I’ve never attempted another IM since then, mostly because I knew I didn’t have the real desire to commit to the training I would need to do to get me to the finish. I’ve done various running races since then, many times again signing up with the view that having a race to focus on would help me lose weight etc. That just doesn’t work for me though. Last year when I discovered the low carb high fat (LCHF) way of eating, I realised for the first time in my life that here was a way of eating that worked for me, whether I did an ounce of exercise or not. So last year I did pretty much zero exercise, but still lost a fair bit of weight. A few times I gave into the sugar demons though and that set me off track for a while. I’ve been on and off LCHF for a while, but I’m back on it now, because ultimately for me I know it’s all about mind over matter. I’ll always struggle with the sugar demons, but at least now I get back on the horse rather than abandoning it completely.

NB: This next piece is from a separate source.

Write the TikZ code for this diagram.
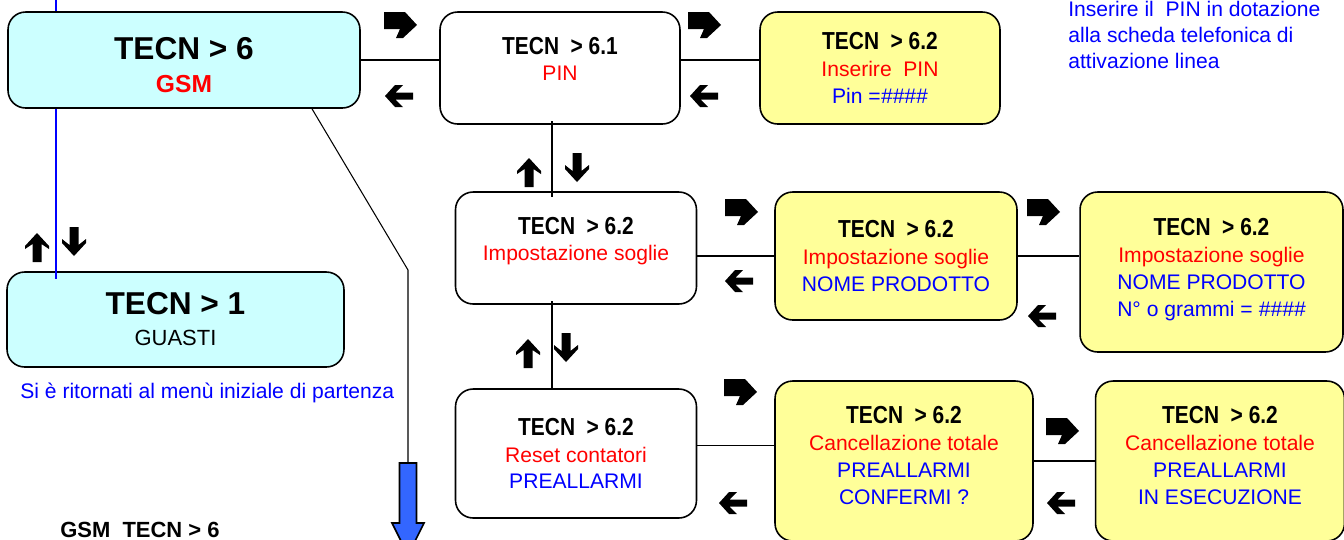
\documentclass[tikz,border=0pt]{standalone}
\usepackage{fontspec}
\setmainfont{Liberation Sans}
\newfontfamily\narrowfont[FakeStretch=0.85]{Liberation Sans}
\usepackage{xcolor}
\usetikzlibrary{positioning, calc}

\definecolor{menucyan}{HTML}{CCFFFF}
\definecolor{menuyellow}{HTML}{FFFF99}
\definecolor{txtred}{HTML}{FF0000}
\definecolor{txtblue}{HTML}{0000FF}
\definecolor{arrowblue}{HTML}{3366FF}

\newcommand{\tecn}[1]{{\narrowfont\bfseries\fontsize{14}{15.3}\selectfont TECN~~>~#1}}
\newcommand{\rosso}[1]{{\color{txtred}#1}}
\newcommand{\blu}[1]{{\color{txtblue}#1}}

\begin{document}
\begin{tikzpicture}[
    x=0.02cm, y=-0.02cm,
    menubox/.style={
        rectangle, rounded corners=10pt,
        draw=black, line width=0.9pt,
        align=center, inner sep=0pt,
        font=\fontsize{12}{15.3}\selectfont
    },
    mainbox/.style={menubox, fill=menucyan},
    subbox/.style={menubox, fill=white},
    valbox/.style={menubox, fill=menuyellow},
    link/.style={line width=0.6pt},
    bluelink/.style={line width=0.7pt, draw=txtblue},
    note/.style={font=\fontsize{12}{14.7}\selectfont, text=txtblue, inner sep=0pt, align=left},
    frecciadx/.pic={\fill (0,0) -- (21,0) -- (33,13) -- (19,26) -- (12,26) -- (16,17) -- (0,17) -- cycle;},
    frecciasx/.pic={\fill (0,11) -- (10,0) -- (18,0) -- (10.5,7.5) -- (28,7.5) -- (28,14.5) -- (10.5,14.5) -- (18,22) -- (10,22) -- cycle;},
    frecciasu/.pic={\fill (12,0) -- (24,13) -- (24,16) -- (16.5,11) -- (16.5,29) -- (7.5,29) -- (7.5,11) -- (0,16) -- (0,13) -- cycle;},
    frecciagiu/.pic={\fill (12,29) -- (24,16) -- (24,12) -- (16.5,18) -- (16.5,0) -- (7.5,0) -- (7.5,18) -- (0,12) -- (0,16) -- cycle;},
]
\useasboundingbox (0,0) rectangle (1344,539);

% Riquadri menu
\node[mainbox, minimum width=7.04cm, minimum height=1.92cm,
      font=\fontsize{12}{18.7}\selectfont] (gsm) at (184,60)
    {\rule{0pt}{18.7pt}{\fontsize{18}{18.7}\selectfont\bfseries TECN > 6}\\
     {\fontsize{14}{18.7}\selectfont\bfseries\color{txtred}GSM}};
\node[subbox, minimum width=4.8cm, minimum height=2.24cm] (pin) at (560,68)
    {\tecn{6.1}\\ \rosso{PIN}\\[-5pt]\mbox{}};
\node[valbox, minimum width=4.8cm, minimum height=2.24cm] (inspin) at (880,68)
    {\tecn{6.2}\\ \rosso{Inserire~~PIN}\\ \blu{Pin =\textit{\#\#\#\#}}};

\node[subbox, minimum width=4.82cm, minimum height=2.24cm] (soglie) at (576,248)
    {\tecn{6.2}\\ \rosso{Impostazione soglie}\\[-5pt]\mbox{}};
\node[valbox, minimum width=4.84cm, minimum height=2.56cm] (nomeprod) at (896,256)
    {\tecn{6.2}\\ \rosso{Impostazione soglie}\\ \blu{NOME PRODOTTO}};
\node[valbox, minimum width=5.26cm, minimum height=3.2cm] (grammi) at (1211.5,272)
    {\tecn{6.2}\\ \rosso{Impostazione soglie}\\ \blu{NOME PRODOTTO}\\
     \blu{N° o grammi = \textit{\#\#\#\#}}\\[-10pt]\mbox{}};

\node[subbox, minimum width=4.82cm, minimum height=2.58cm] (reset) at (576,453.5)
    {\tecn{6.2}\\ \rosso{Reset contatori}\\ \blu{PREALLARMI}};
\node[valbox, minimum width=5.16cm, minimum height=3.2cm] (conferma) at (904,461)
    {\tecn{6.2}\\ \rosso{Cancellazione totale}\\ \blu{PREALLARMI}\\
     \blu{CONFERMI ?}\\[-9pt]\mbox{}};
\node[valbox, minimum width=4.98cm, minimum height=3.2cm] (esecuzione) at (1220,461)
    {\tecn{6.2}\\ \rosso{Cancellazione totale}\\ \blu{PREALLARMI}\\
     \blu{IN ESECUZIONE}\\[-9pt]\mbox{}};

\node[mainbox, minimum width=6.74cm, minimum height=1.9cm,
      font=\fontsize{12}{17.6}\selectfont] (guasti) at (175.5,319.5)
    {{\fontsize{18}{17.6}\selectfont\bfseries TECN > 1}\\
     {\fontsize{12.5}{17.6}\selectfont GUASTI}};

% Note
\node[note, anchor=north west] (notapin) at (1068,1)
    {Inserire il~~PIN in dotazione\\ alla scheda telefonica di\\ attivazione linea};
\node[note, anchor=base west] (notaritorno) at (20,398)
    {Si è ritornati al menù iniziale di partenza};
\node[inner sep=0pt, anchor=base west, font=\fontsize{12.5}{15}\selectfont\bfseries]
    (titolo) at (60,537) {GSM~~TECN > 6};

% Collegamenti
\draw[link] (gsm.east) -- (gsm.east -| pin.west);
\draw[link] (gsm.east -| pin.east) -- (gsm.east -| inspin.west);
\draw[link, shorten <=-2pt, shorten >=-3pt] ([xshift=-0.16cm]pin.south) -- ([xshift=-0.16cm]pin.south |- soglie.north);
\draw[link, shorten <=-2pt] ([xshift=-0.48cm]soglie.south) -- ([xshift=-0.48cm]soglie.south |- reset.north);
\draw[link] (nomeprod.west -| soglie.east) -- (nomeprod.west);
\draw[link] (nomeprod.east) -- (nomeprod.east -| grammi.west);
\draw[link] ([yshift=4.8pt]reset.east) -- ([yshift=4.8pt]reset.east -| conferma.west);
\draw[link] (conferma.east) -- (conferma.east -| esecuzione.west);

% Ritorno al menu iniziale
\coordinate (bluetop) at (56,-2);
\draw[bluelink] (bluetop) -- (bluetop |- gsm.north);
\draw[bluelink] (bluetop |- gsm.south) -- ([yshift=-4.5pt]bluetop |- guasti.north);

% Uscita verso il basso
\coordinate (piega) at (408,270);
\coordinate (bigtop) at (408,463);
\draw[link] ([xshift=2.56cm]gsm.south) -- (piega) -- (bigtop);
\draw[line width=0.9pt, fill=arrowblue] (399.5,463) -- (416.5,463) -- (416.5,523)
    -- (424,523) -- (408,555) -- (392,523) -- (399.5,523) -- cycle;

% Frecce
\pic at (384,12) {frecciadx};
\pic at (688,12) {frecciadx};
\pic at (725,199) {frecciadx};
\pic at (1027,199) {frecciadx};
\pic at (724,379) {frecciadx};
\pic at (1046,418) {frecciadx};

\pic at (385,85) {frecciasx};
\pic at (690,85) {frecciasx};
\pic at (725,270) {frecciasx};
\pic at (1028,305) {frecciasx};
\pic at (719,492) {frecciasx};
\pic at (1047,492) {frecciasx};

\pic at (25,233) {frecciasu};
\pic at (517,158) {frecciasu};
\pic at (516,339) {frecciasu};
\pic at (62,227) {frecciagiu};
\pic at (565,153) {frecciagiu};
\pic at (554,333) {frecciagiu};
\end{tikzpicture}
\end{document}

Losing weight on zero exercise was fine, but it also made me realise that I was craving doing some exercise for its own sake, a position I’d never been in before. Hence the reason I signed up for the Cotswold Classic triathlon this August. I want a challenge, and I want to push myself and push my limits. I’m not putting a time goal on it as such, but after so many years of being overweight and never managing to be consistent with anything really, I want the challenge of training and proving to myself I can do this. I’ve achieved a lot in life because I refused to believe I didn’t have the ability (all my studying, flying etc.), and this time I want to see what I can achieve with my body. I get to do this. I still think of that mantra a lot, it’s what motivates me.

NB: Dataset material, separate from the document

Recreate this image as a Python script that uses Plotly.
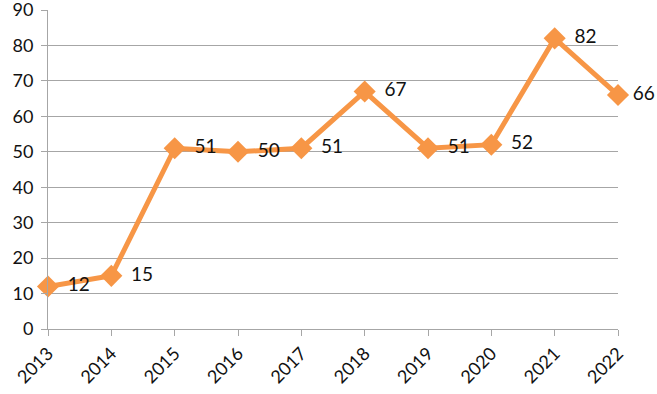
import plotly.graph_objects as go

years = ["2013", "2014", "2015", "2016", "2017", "2018", "2019", "2020", "2021", "2022"]
values = [12, 15, 51, 50, 51, 67, 51, 52, 82, 66]
y_ticks = [0, 10, 20, 30, 40, 50, 60, 70, 80, 90]

orange = "#F79646"
grid = "#A6A6A6"
font_family = "Lato"

fig = go.Figure()
fig.add_trace(go.Scatter(
    x=years, y=values, mode="lines+markers",
    line=dict(color=orange, width=5),
    marker=dict(symbol="diamond", size=17, color=orange),
    showlegend=False, hoverinfo="skip", cliponaxis=False,
))
label_gap = [30] * (len(values) - 1) + [22]
fig.add_trace(go.Scatter(
    x=years, y=values, mode="markers+text",
    text=[str(v) for v in values], textposition="middle right",
    marker=dict(size=label_gap, opacity=0),
    textfont=dict(size=19, color="#111", family=font_family),
    showlegend=False, hoverinfo="skip", cliponaxis=False,
))

fig.update_layout(
    width=657, height=394,
    margin=dict(l=48, r=39, t=10, b=65),
    paper_bgcolor="white", plot_bgcolor="white",
    font=dict(family=font_family, size=18, color="#111"),
)
fig.update_xaxes(
    type="category", range=[0, 9], tickangle=-45, automargin=False,
    showgrid=False, showline=True, linecolor=grid, linewidth=1,
    ticks="outside", ticklen=6, tickcolor=grid,
    tickfont=dict(size=18), zeroline=False,
)
fig.update_yaxes(
    range=[0, 90], tickvals=y_ticks, showgrid=True, gridcolor=grid, gridwidth=1,
    showline=True, linecolor=grid, linewidth=1, automargin=False,
    ticks="outside", ticklen=6, tickcolor=grid, zeroline=False,
    tickfont=dict(size=18), ticklabelstandoff=4, ticklabeloverflow="allow",
)

fig.write_html("out.html", config={"displayModeBar": False},
               post_script="document.body.style.margin='0';document.body.style.overflow='hidden';")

So this last week, having switched back to LCHF, it’s fair to say I’ve felt totally spangled. I forgot that there’s an inevitable dip in energy that comes with moving towards being a fat-burner. I’d promised myself I’d do 3 each of swim, bike & run this week, and I’ve almost achieved it – I’m short by one bike session, primarily down to bad planning. To be honest a couple of the sessions were shorter than I wanted, but i’ve just been knackered. I know my energy will return soon, so at the moment it’s just a case of pegging back the effort and getting the sessions in without destroying myself. It comes down to mind over matter. Next week i’m aiming for 3 of each again, albeit I might have to make them shortish and low effort as I still adapt to the LCHF lifestyle. It’s exciting though. I like having a goal and in a way I can’t wait to see what i’m capable of.
That said, I think it might be time for a nap. Thank the tri-Gods above that recovery is an important part of training!